Spotlight on the Middle East and North Africa Region
27 January 2010
The HIV epidemic in the Middle East and North Africa (MENA) region, while seldom highlighted, is steadily growing. In 2008 there were an estimated 310 000 people living with HIV, up from 200 000 in 2001. In that same year, approximately 35 000 people became newly infected with HIV in the region.
UNAIDS Executive Director Mr Michel Sidibé is in the region to draw attention to some of the key issues which need to be addressed to deliver an effective AIDS response, calling on countries to pursue equity and human rights in their approach to the HIV epidemic.
Let’s leverage the solidarity of the global AIDS response to draw closer together as a global family unit to end human suffering and stimulate human achievement.
Michel Sidibé, UNAIDS Executive Director
Stigma and discrimination remains key barriers to an effective regional response to AIDS and in many countries the criminalization of higher risk behaviors pushes affected communities underground–limiting access to HIV prevention, treatment, care and support services.
Given that populations at higher risk are disproportionally affected even in settings where overall HIV prevalence is low, for the good of the public health there is a need for acceptance. “Understanding is an imperative to draw those most at risk out of the shadows and enable them to protect themselves, and by extension, the entire community,” said Mr Sidibé.
UNAIDS’ work in the region
UNAIDS works closely with government and civil society partners in the region to advocate for the removal of punitive laws and polices that block an effective response.
In Yemen, on 29 August, the Parliament voted on a law to protect the rights of people living with HIV with the objective to reduce discrimination.
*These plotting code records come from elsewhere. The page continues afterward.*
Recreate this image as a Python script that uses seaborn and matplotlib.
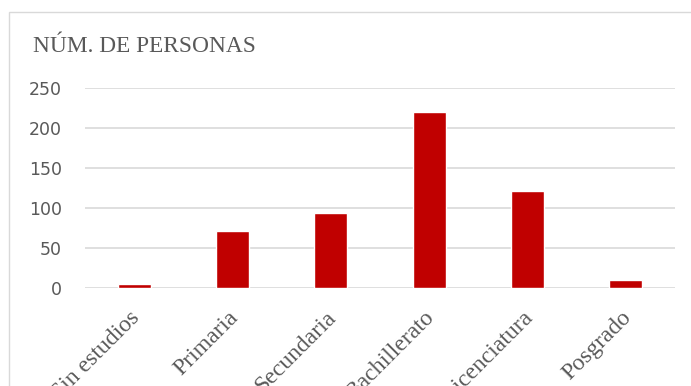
import matplotlib
matplotlib.use("Agg")
import matplotlib.pyplot as plt
import matplotlib.transforms as mtransforms
import seaborn as sns
from matplotlib.patches import Rectangle

categories = ["Sin estudios", "Primaria", "Secundaria", "Bachillerato", "Licenciatura", "Posgrado"]
values = [5, 71, 94, 220, 121, 10]
yticks = [0, 50, 100, 150, 200, 250]
title = "NÚM. DE PERSONAS"

sns.set_theme(style="white")
W, H = 691, 386
fig = plt.figure(figsize=(W / 100, H / 100), dpi=100)
ax = fig.add_axes([85 / W, 98 / H, 590 / W, 200 / H])

sns.barplot(x=categories, y=values, color="#C00000", width=0.335, saturation=1, ax=ax)

ax.set_xlim(-0.5, 5.5)
ax.set_ylim(0, 250)
ax.set_yticks(yticks)
ax.grid(axis="y", color="#d9d9d9", linewidth=1.2)
ax.set_axisbelow(True)
for s in ax.spines.values():
    s.set_visible(False)
ax.set_xlabel("")
ax.set_ylabel("")
ax.tick_params(axis="y", length=0, pad=16.5, labelsize=12.5, labelcolor="#595959")
ax.tick_params(axis="x", length=0, pad=0)
for lab in ax.get_yticklabels():
    lab.set_fontfamily("DejaVu Sans")
ax.set_xticks(range(len(categories)))
ax.set_xticklabels(categories, rotation=45, ha="right", rotation_mode="anchor",
                   fontfamily="Liberation Serif", fontsize=17, color="#595959")
offset = mtransforms.ScaledTranslation(-5 / 100, -19 / 100, fig.dpi_scale_trans)
for lab in ax.get_xticklabels():
    lab.set_transform(lab.get_transform() + offset)

fig.text(33 / W, 1 - 52 / H, title, fontfamily="Liberation Serif", fontsize=16.8,
         color="#595959", ha="left", va="baseline")

fig.patches.append(Rectangle((8.5 / W, -0.1), 2, 1.1 - 11.5 / H, transform=fig.transFigure,
                             fill=False, edgecolor="#d9d9d9", linewidth=1, zorder=-1))

fig.savefig("out.png", dpi=100)
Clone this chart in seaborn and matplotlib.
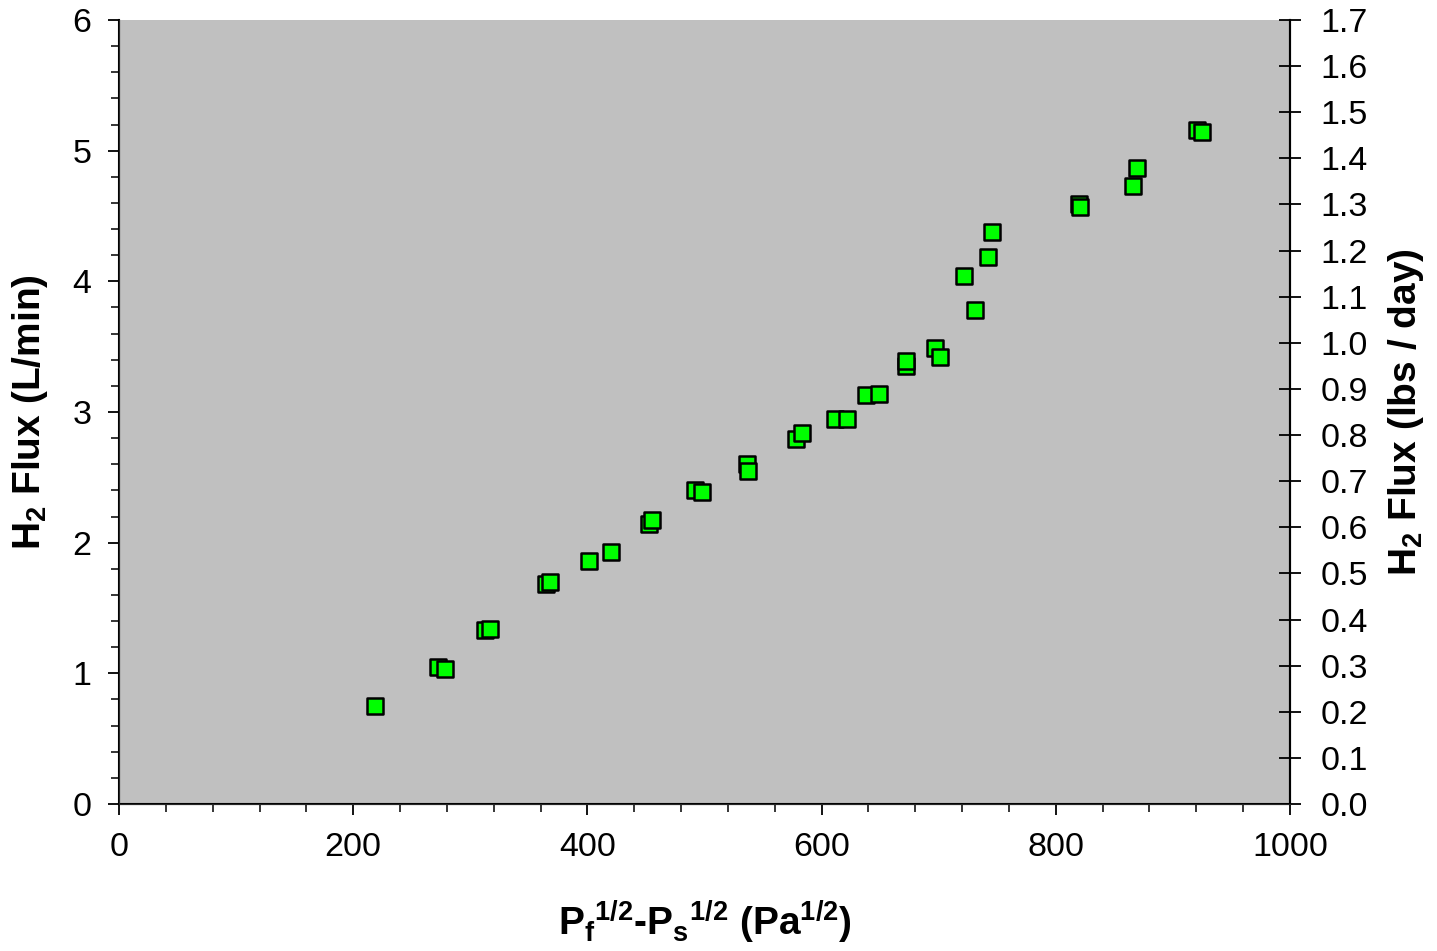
import numpy as np
import pandas as pd
import seaborn as sns
import matplotlib.pyplot as plt
from matplotlib.ticker import MultipleLocator, FormatStrFormatter

# pressure driving force (Pa^1/2) and measured H2 flux (L/min)
drive = [218.6, 272.4, 278.4, 312.6, 316.8, 364.6, 368.1, 401.4, 420.2,
         452.6, 455.2, 491.9, 497.9, 536.3, 537.1, 578.0, 583.3, 611.4,
         621.7, 637.9, 649.0, 672.0, 672.0, 696.8, 701.1, 721.6, 731.0,
         742.0, 745.5, 819.8, 820.7, 866.0, 869.3, 920.6, 924.8]
flux = [0.75, 1.05, 1.03, 1.33, 1.34, 1.68, 1.70, 1.86, 1.93,
        2.14, 2.17, 2.40, 2.39, 2.60, 2.55, 2.79, 2.84, 2.95,
        2.95, 3.13, 3.14, 3.35, 3.39, 3.49, 3.42, 4.04, 3.78,
        4.19, 4.38, 4.59, 4.57, 4.73, 4.87, 5.16, 5.14]

x_ticks = [0, 200, 400, 600, 800, 1000]
left_ticks = [0, 1, 2, 3, 4, 5, 6]
right_max = 1.7

df = pd.DataFrame({"drive": drive, "flux": flux})

sns.set_style("ticks")
plt.rcParams["font.family"] = ["Liberation Sans", "DejaVu Sans"]
plt.rcParams["mathtext.fontset"] = "custom"
plt.rcParams["mathtext.rm"] = "Liberation Sans"
plt.rcParams["mathtext.bf"] = "Liberation Sans:bold"
plt.rcParams["text.color"] = "black"
plt.rcParams["axes.labelcolor"] = "black"

fig = plt.figure(figsize=(14.37, 9.51), dpi=100)
ax = fig.add_axes([119 / 1437, 1 - 804 / 951, (1290 - 119) / 1437, (804 - 20) / 951])
ax.set_facecolor("#c0c0c0")

sns.scatterplot(data=df, x="drive", y="flux", ax=ax, marker="s", s=125,
                color="#00ff00", edgecolor="black", linewidth=1.8, zorder=3)

ax.set_xlim(0, 1000)
ax.set_ylim(0, 6)
ax.set_xticks(x_ticks)
ax.set_yticks(left_ticks)
ax.xaxis.set_minor_locator(MultipleLocator(40))
ax.yaxis.set_minor_locator(MultipleLocator(0.2))
ax.tick_params(which="major", direction="out", length=8, width=1.3,
               labelsize=24.5, colors="black", pad=12)
ax.tick_params(which="minor", direction="out", length=6, width=1.1, colors="black")
ax.tick_params(axis="y", pad=12)

for side in ["left", "bottom", "right"]:
    ax.spines[side].set_color("black")
    ax.spines[side].set_linewidth(1.5)
ax.spines["top"].set_visible(False)

ax.set_xlabel(r"$\mathbf{P_f{}^{1/2}}$-$\mathbf{P_s{}^{1/2}}$ ($\mathbf{Pa^{1/2}}$)",
              fontsize=28, fontweight="bold", labelpad=26)
ax.set_ylabel(r"$\mathbf{H_2}$ Flux (L/min)", fontsize=28, fontweight="bold", labelpad=16)

# second scale in lbs/day
ax2 = ax.twinx()
ax2.set_ylim(0, right_max)
ax2.yaxis.set_major_locator(MultipleLocator(0.1))
ax2.yaxis.set_major_formatter(FormatStrFormatter("%.1f"))
ax2.tick_params(axis="y", direction="inout", length=16, width=1.3,
                labelsize=24.5, pad=14, colors="black")
ax2.spines["top"].set_visible(False)
ax2.spines["right"].set_color("black")
ax2.spines["right"].set_linewidth(1.5)
ax2.set_ylabel(r"$\mathbf{H_2}$ Flux (lbs / day)", fontsize=28,
               fontweight="bold", labelpad=13)

fig.savefig("out.png", dpi=100)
This article 51 law is a major step to protect the rights of individuals living with HIV in the country.
In Egypt, an outreach programme for men who have sex with men has been initiated and in few months the project reached hundreds of people with services in a highly challenging environment. This programme is implemented by UNAIDS in partnerships with number of NGOs and with financial support from USAIDS and the Ford Foundation.
Another positive initiative was the first regional conference on Harm Reduction held in Lebanon last year. This conference was a break-through for the region and brought several experts and partners together and mobilized political support form parliamentarians, national governments and UN agencies.
Service provision for key populations is now also being expanded in the Middle East and North Africa region with oral substitution therapy for Injecting Drug Users programmes in Morocco and Lebanon. In Iran medical insurance is provided for people living with HIV and their families, where the insurance fees are completely paid buy the government. Theses success stories are significant and show investments towards universal access to HIV prevention, treatment, care and support much needed in the region.
Highlighting Human Rights at Qatar Conference
While in the region, Mr Sidibé attended the Colloquium on the Empowerment of the Family in the Modern World held in Doha, Qatar. Hosted by the Royal Family of Qatar and the Qatar Foundation in Doha, the Colloquium brings together scholars to discuss issues such as trends and challenges affecting the family, family and rights, and families around the world.
Families offer the first defence line against stigma and isolation and as well as the primary source of care.
Michel Sidibé, UNAIDS Executive Director
“Families offer the first defence line against stigma and isolation and as well as the primary source of care,” said Mr Sidibé in his key note address. The UNAIDS head also highlighted recent findings from the two year research project of the The Joint Learning Initiative on Children and HIV/AIDS. According to the report families take on approximately 90% of the financial cost of caring for infected and affected children.
Also of key concern is the freedom of movement for people living with HIV, disproportionally affecting migrant workers and their families. Qatar–as many others in the Middle East and North African region– imposes restriction on entry, stay and residence based on HIV status. Such restrictions are widely considered discriminatory and serve no public health benefit.
“Let’s leverage the solidarity of the global AIDS response to draw closer together as a global family unit to end human suffering and stimulate human achievement,” Mr Sidibé concluded his address.
To date, a shortage of timely and reliable epidemiological and behavioral data has hindered a clear understanding of the dynamics and trends of the HIV epidemic in the region. Although HIV prevalence remains low, populations at higher risk are often heavily affected; the epidemics in the countries of the region are typically concentrated among injecting drug users, men who have sex with men, sex workers and their clients.
Two broad transmission patterns have been identified. Firstly, many people are contracting HIV while living abroad, often exposing their sexual partners to infection upon their return to their home country. Secondly, HIV transmission is occurring within populations at higher risk such as injecting drug users or men who have sex with men, may also result in ongoing transmission to female sexual partners.
The UNAIDS 2009 AIDS Epidemic Update suggests intensified prevention efforts for the female sexual partners of men who are exposed to HIV during work abroad, drug use, sex with another man or sex with a sex worker.